══ Data to use

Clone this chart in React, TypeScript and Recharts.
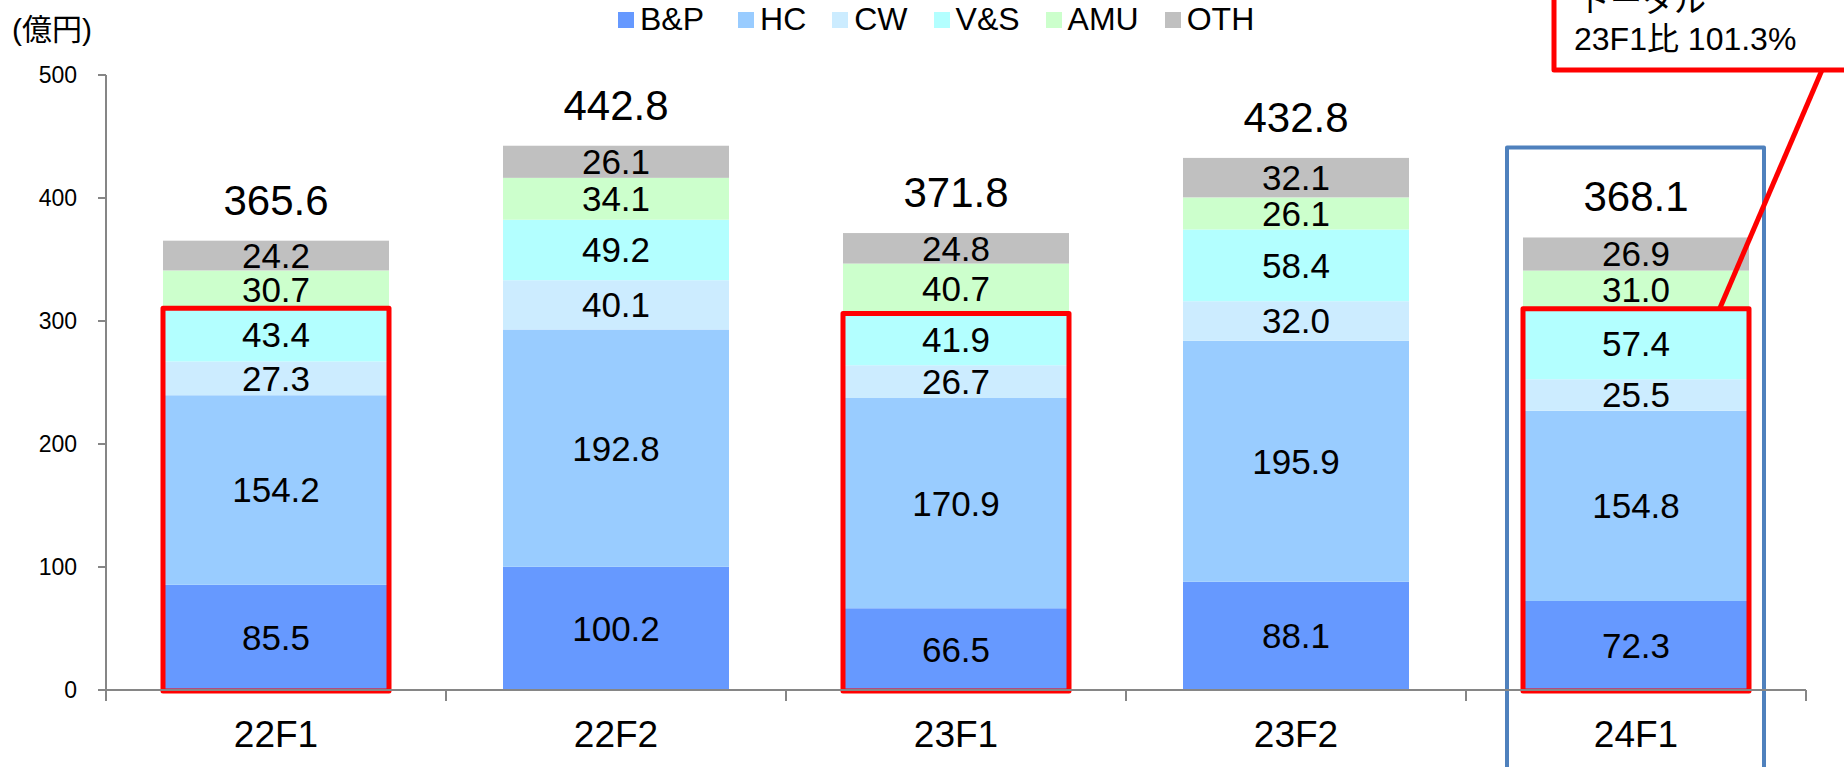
import React from 'react';
import { BarChart, Bar, XAxis, YAxis, LabelList } from 'recharts';

const categories = ['22F1', '22F2', '23F1', '23F2', '24F1'];
const bp = [85.5, 100.2, 66.5, 88.1, 72.3];
const hc = [154.2, 192.8, 170.9, 195.9, 154.8];
const cw = [27.3, 40.1, 26.7, 32.0, 25.5];
const vs = [43.4, 49.2, 41.9, 58.4, 57.4];
const amu = [30.7, 34.1, 40.7, 26.1, 31.0];
const oth = [24.2, 26.1, 24.8, 32.1, 26.9];
const totals = [365.6, 442.8, 371.8, 432.8, 368.1];
const yTicks = [0, 100, 200, 300, 400, 500];

// categories whose B&P..V&S stack is outlined in red
const highlighted = ['22F1', '23F1', '24F1'];
const boxedKeys = ['bp', 'hc', 'cw', 'vs'];
const focusCategory = '24F1';
const focusTopValue = 441;
const calloutLines = ['トータル', '23F1比 101.3%'];
const unitLabel = '(億円)';

const series = [
  { key: 'bp', name: 'B&P', color: '#6699FF', values: bp },
  { key: 'hc', name: 'HC', color: '#99CCFF', values: hc },
  { key: 'cw', name: 'CW', color: '#CCECFF', values: cw },
  { key: 'vs', name: 'V&S', color: '#B3FFFF', values: vs },
  { key: 'amu', name: 'AMU', color: '#CCFFCC', values: amu },
  { key: 'oth', name: 'OTH', color: '#C0C0C0', values: oth },
];

const data = categories.map((category, i) => {
  const row: any = { category, total: totals[i] };
  series.forEach((s) => {
    row[s.key] = s.values[i];
  });
  return row;
});

const FONT = '"Liberation Sans", Arial, "Noto Sans CJK JP", sans-serif';
const AXIS = '#868686';
const RED = '#FF0000';

const fmt = (v: any) => Number(v).toFixed(1);

const CategoryTick = (props: any) => {
  const { x, y, payload, index } = props;
  const half = payload && payload.offset ? payload.offset : 170;
  const last = index === categories.length - 1;
  return (
    <g>
      <line x1={x - half} x2={x - half} y1={y} y2={y + 11} stroke={AXIS} strokeWidth={2} />
      {last && <line x1={x + half} x2={x + half} y1={y} y2={y + 11} stroke={AXIS} strokeWidth={2} />}
      <text x={x} y={y + 57} textAnchor="middle" fontSize={37} fill="#000" fontFamily={FONT}>
        {payload.value}
      </text>
    </g>
  );
};

const OthShape = (props: any) => {
  const { x, y, width, height, fill, payload } = props;
  const below = series.slice(0, 5).reduce((s, ser) => s + payload[ser.key], 0);
  const ppu = height / payload.oth;
  const zeroY = y + height + below * ppu;
  const boxed = highlighted.includes(payload.category);
  const boxTop = zeroY - boxedKeys.reduce((s, k) => s + payload[k], 0) * ppu;
  const focus = payload.category === focusCategory;
  return (
    <g>
      <rect x={x} y={y} width={width} height={height} fill={fill} />
      {boxed && (
        <rect
          x={x}
          y={boxTop}
          width={width}
          height={zeroY - boxTop + 1}
          fill="none"
          stroke={RED}
          strokeWidth={5}
          strokeLinejoin="round"
        />
      )}
      {focus && (
        <g>
          <rect
            x={x - 16}
            y={zeroY - focusTopValue * ppu}
            width={width + 31}
            height={800}
            fill="none"
            stroke="#4F81BD"
            strokeWidth={4}
            strokeLinejoin="round"
          />
          <line x1={x + width * 0.87} y1={boxTop} x2={1822} y2={70} stroke={RED} strokeWidth={5} />
          <rect x={1554} y={-40} width={340} height={110} fill="#fff" stroke={RED} strokeWidth={5} strokeLinejoin="round" />
          <text x={1578} y={12} fontSize={32} fontFamily={FONT} fill="#000">
            {calloutLines[0]}
          </text>
          <text x={1574} y={50} fontSize={32} fontFamily={FONT} fill="#000">
            {calloutLines[1]}
          </text>
        </g>
      )}
    </g>
  );
};

export default function App() {
  return (
    <div style={{ position: 'absolute', left: 0, top: 0, width: 1844, height: 767, overflow: 'hidden', background: '#fff', fontFamily: FONT }}>
      <div style={{ position: 'absolute', left: 12, top: 5, fontSize: 30, color: '#000' }}>{unitLabel}</div>
      <div style={{ position: 'absolute', left: 618, top: 1, display: 'flex', alignItems: 'center', gap: 26, fontSize: 32, color: '#000' }}>
        {series.map((s, i) => (
          <div key={s.key} style={{ display: 'flex', alignItems: 'center', marginRight: i === 0 ? 8 : 0 }}>
            <span style={{ width: 16, height: 16, background: s.color, display: 'inline-block', marginRight: 6 }} />
            <span>{s.name}</span>
          </div>
        ))}
      </div>
      <BarChart
        width={1844}
        height={767}
        data={data}
        margin={{ top: 75, right: 38, bottom: 0, left: 26 }}
        barSize={226}
        style={{ fontFamily: FONT }}
      >
        <XAxis
          dataKey="category"
          height={77}
          tickSize={0}
          tickMargin={0}
          tick={<CategoryTick />}
          axisLine={{ stroke: AXIS, strokeWidth: 2 }}
          tickLine={false}
          interval={0}
        />
        <YAxis
          width={80}
          domain={[0, 500]}
          ticks={yTicks}
          tickSize={8}
          tickMargin={21}
          tick={{ fontSize: 23, fill: '#000' }}
          axisLine={{ stroke: AXIS, strokeWidth: 2 }}
          tickLine={{ stroke: AXIS, strokeWidth: 2 }}
          allowDecimals={false}
        />
        {series.map((s) => (
          <Bar
            key={s.key}
            dataKey={s.key}
            name={s.name}
            stackId="a"
            fill={s.color}
            isAnimationActive={false}
            shape={s.key === 'oth' ? <OthShape /> : undefined}
          >
            <LabelList dataKey={s.key} position="center" formatter={fmt} fontSize={35} fill="#000" fontFamily={FONT} />
            {s.key === 'oth' && (
              <LabelList dataKey="total" position="top" offset={26} formatter={fmt} fontSize={42} fill="#000" fontFamily={FONT} />
            )}
          </Bar>
        ))}
      </BarChart>
    </div>
  );
}
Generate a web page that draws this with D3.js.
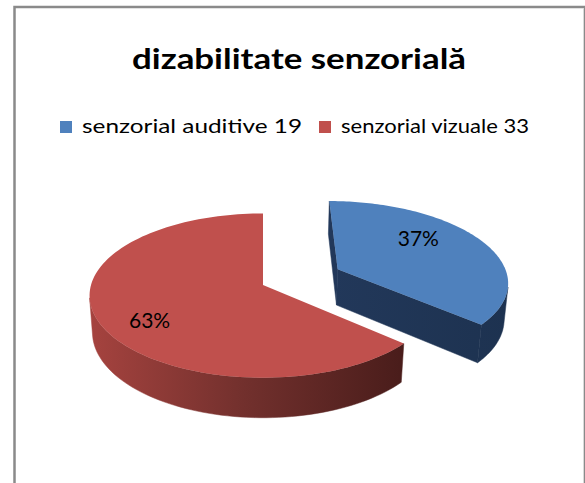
<!DOCTYPE html>
<html>
<head>
<meta charset="utf-8">
<script src="https://cdn.jsdelivr.net/npm/d3@7"></script>
<style>
  html, body { margin: 0; padding: 0; background: #fff; }
  svg { display: block; }
  text { font-family: Lato, "Open Sans", sans-serif; }
</style>
</head>
<body>
<div id="chart"></div>
<script>
// chart data
const title = "dizabilitate senzorială";
const categories = ["senzorial auditive", "senzorial vizuale"];
const values = [19, 33];
const explodeFlags = [true, false];

const colorsTop = ["#4F81BD", "#C0504D"];

const width = 585;
const height = 483;

const svg = d3
	.select("#chart")
	.append("svg")
	.attr("width", width)
	.attr("height", height);

const defs = svg.append("defs");

// red side gradient, light at the left to dark at the right
const redSide = defs
	.append("linearGradient")
	.attr("id", "side1")
	.attr("gradientUnits", "userSpaceOnUse")
	.attr("x1", 88)
	.attr("x2", 400)
	.attr("y1", 0)
	.attr("y2", 0);
redSide.append("stop").attr("offset", 0).attr("stop-color", "#A6433F");
redSide.append("stop").attr("offset", 0.5).attr("stop-color", "#72302D");
redSide.append("stop").attr("offset", 1).attr("stop-color", "#4A1D1B");

const blueSide = defs
	.append("linearGradient")
	.attr("id", "side0")
	.attr("gradientUnits", "userSpaceOnUse")
	.attr("x1", 330)
	.attr("x2", 510)
	.attr("y1", 0)
	.attr("y2", 0);
blueSide.append("stop").attr("offset", 0).attr("stop-color", "#22385A");
blueSide.append("stop").attr("offset", 1).attr("stop-color", "#1D3250");

// chart frame
svg
	.append("rect")
	.attr("x", 14.5)
	.attr("y", 7)
	.attr("width", 570)
	.attr("height", 490)
	.attr("fill", "none")
	.attr("stroke", "#8A8A8A")
	.attr("stroke-width", 2.5);
svg
	.append("line")
	.attr("x1", 583.5)
	.attr("x2", 583.5)
	.attr("y1", 8)
	.attr("y2", height)
	.attr("stroke", "#D9D9D9")
	.attr("stroke-width", 1);

// bit of text above the chart (cut off in the original too)
svg
	.append("text")
	.attr("x", 455)
	.attr("y", -5)
	.attr("font-size", 20)
	.attr("font-weight", "bold")
	.attr("fill", "#000")
	.text("g");

// title
svg
	.append("text")
	.attr("x", 299)
	.attr("y", 69)
	.attr("text-anchor", "middle")
	.attr("font-size", 28)
	.attr("font-weight", "bold")
	.attr("textLength", 334)
	.attr("lengthAdjust", "spacingAndGlyphs")
	.text(title);

// legend
const legendX = [60, 319];
const legendText = [240, 208];
const legend = svg
	.append("g")
	.selectAll("g")
	.data(categories)
	.join("g")
	.attr("transform", (d, i) => `translate(${legendX[i]}, 121)`);
legend
	.append("rect")
	.attr("width", 12)
	.attr("height", 12)
	.attr("fill", (d, i) => colorsTop[i]);
legend
	.append("text")
	.attr("x", 22)
	.attr("y", 12)
	.attr("font-size", 20)
	.attr("fill", "#000")
	.attr("textLength", (d, i) => legendText[i] - 20)
	.attr("lengthAdjust", "spacingAndGlyphs")
	.text((d, i) => `${d} ${values[i]}`);

// 3d pie projection
const cx = 263;
const cy = 285;
const R = 172;
const T = 42;
const D = 1177;
const tilt = (28 * Math.PI) / 180;
const explode = 84;

function project(X, Yh, Z) {
	const u = Yh * Math.cos(tilt) + Z * Math.sin(tilt);
	const w = D + Z * Math.cos(tilt) - Yh * Math.sin(tilt);
	return [cx + (D * X) / w, cy - (D * u) / w];
}

const pie = d3
	.pie()
	.sort(null)
	.value((d) => d)
	.startAngle(0)
	.endAngle(2 * Math.PI);
const arcs = pie(values);
const total = d3.sum(values);
const pct = d3.format(".0%");

const line = d3.line().curve(d3.curveLinearClosed);

function area(pts) {
	let s = 0;
	for (let i = 0; i < pts.length; i++) {
		const a = pts[i];
		const b = pts[(i + 1) % pts.length];
		s += a[0] * b[1] - b[0] * a[1];
	}
	return s / 2;
}

const pieGroup = svg.append("g").attr("class", "pie");

// blue first, red on top
const order = [0, 1];
order.forEach((i) => {
	const a = arcs[i];
	const mid = (a.startAngle + a.endAngle) / 2;
	const ox = explodeFlags[i] ? explode * Math.sin(mid) : 0;
	const oz = explodeFlags[i] ? explode * Math.cos(mid) : 0;
	const pt = (r, th, Yh) =>
		project(ox + r * Math.sin(th), Yh, oz + r * Math.cos(th));

	const steps = 120;
	const angles = d3
		.range(steps + 1)
		.map((k) => a.startAngle + ((a.endAngle - a.startAngle) * k) / steps);

	const g = pieGroup.append("g");

	// radial faces
	[a.startAngle, a.endAngle].forEach((th, j) => {
		let quad = [pt(0, th, 0), pt(R, th, 0), pt(R, th, -T), pt(0, th, -T)];
		// keep winding the same for both faces
		if (j === 1) quad = quad.reverse();
		if (area(quad) < -1) {
			g.append("path")
				.attr("d", line(quad))
				.attr("fill", `url(#side${i})`)
				.attr("stroke", `url(#side${i})`)
				.attr("stroke-width", 0.5);
		}
	});

	// outer side, only the part facing the viewer
	let run = [];
	const runs = [];
	for (let k = 0; k < steps; k++) {
		const q = [
			pt(R, angles[k], 0),
			pt(R, angles[k + 1], 0),
			pt(R, angles[k + 1], -T),
			pt(R, angles[k], -T),
		];
		if (area(q) < 0) {
			run.push(k);
		} else if (run.length) {
			runs.push(run);
			run = [];
		}
	}
	if (run.length) runs.push(run);
	runs.forEach((r) => {
		const ks = r.concat([r[r.length - 1] + 1]);
		const top = ks.map((k) => pt(R, angles[k], 0));
		const bot = ks.map((k) => pt(R, angles[k], -T)).reverse();
		g.append("path")
			.attr("d", line(top.concat(bot)))
			.attr("fill", `url(#side${i})`)
			.attr("stroke", `url(#side${i})`)
			.attr("stroke-width", 0.5);
	});

	// top face
	const topFace = [pt(0, 0, 0)].concat(angles.map((th) => pt(R, th, 0)));
	g.append("path")
		.attr("d", line(topFace))
		.attr("fill", colorsTop[i]);
});

// percentage labels
const labelR = [0.55, 0.7];
const labelLift = [16, -13];
pieGroup
	.selectAll("text.lbl")
	.data(arcs)
	.join("text")
	.attr("class", "lbl")
	.each(function (a, i) {
		const mid = (a.startAngle + a.endAngle) / 2;
		const e = explodeFlags[i] ? explode : 0;
		const r = e + labelR[i] * R;
		const p = project(r * Math.sin(mid), labelLift[i], r * Math.cos(mid));
		d3.select(this).attr("x", p[0]).attr("y", p[1] + 7);
	})
	.attr("text-anchor", "middle")
	.attr("font-size", 21)
	.attr("fill", "#000")
	.text((a) => pct(a.value / total));
</script>
</body>
</html>
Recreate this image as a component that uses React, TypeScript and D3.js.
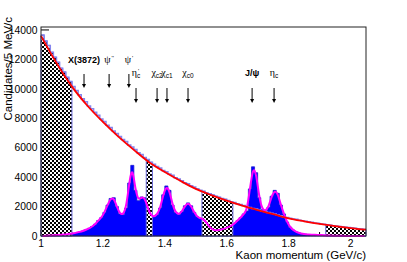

════

§ Given task: Only the lines from the top of the data through the line with "const yTicks = [0, 100, 200, 300, 400, 500];" should be quoted, exactly and with both ends kept; skip the pictures.

§ Result:
Clone this chart in React, TypeScript and Recharts.
import React from 'react';
import { BarChart, Bar, XAxis, YAxis, LabelList } from 'recharts';

const categories = ['22F1', '22F2', '23F1', '23F2', '24F1'];
const bp = [85.5, 100.2, 66.5, 88.1, 72.3];
const hc = [154.2, 192.8, 170.9, 195.9, 154.8];
const cw = [27.3, 40.1, 26.7, 32.0, 25.5];
const vs = [43.4, 49.2, 41.9, 58.4, 57.4];
const amu = [30.7, 34.1, 40.7, 26.1, 31.0];
const oth = [24.2, 26.1, 24.8, 32.1, 26.9];
const totals = [365.6, 442.8, 371.8, 432.8, 368.1];
const yTicks = [0, 100, 200, 300, 400, 500];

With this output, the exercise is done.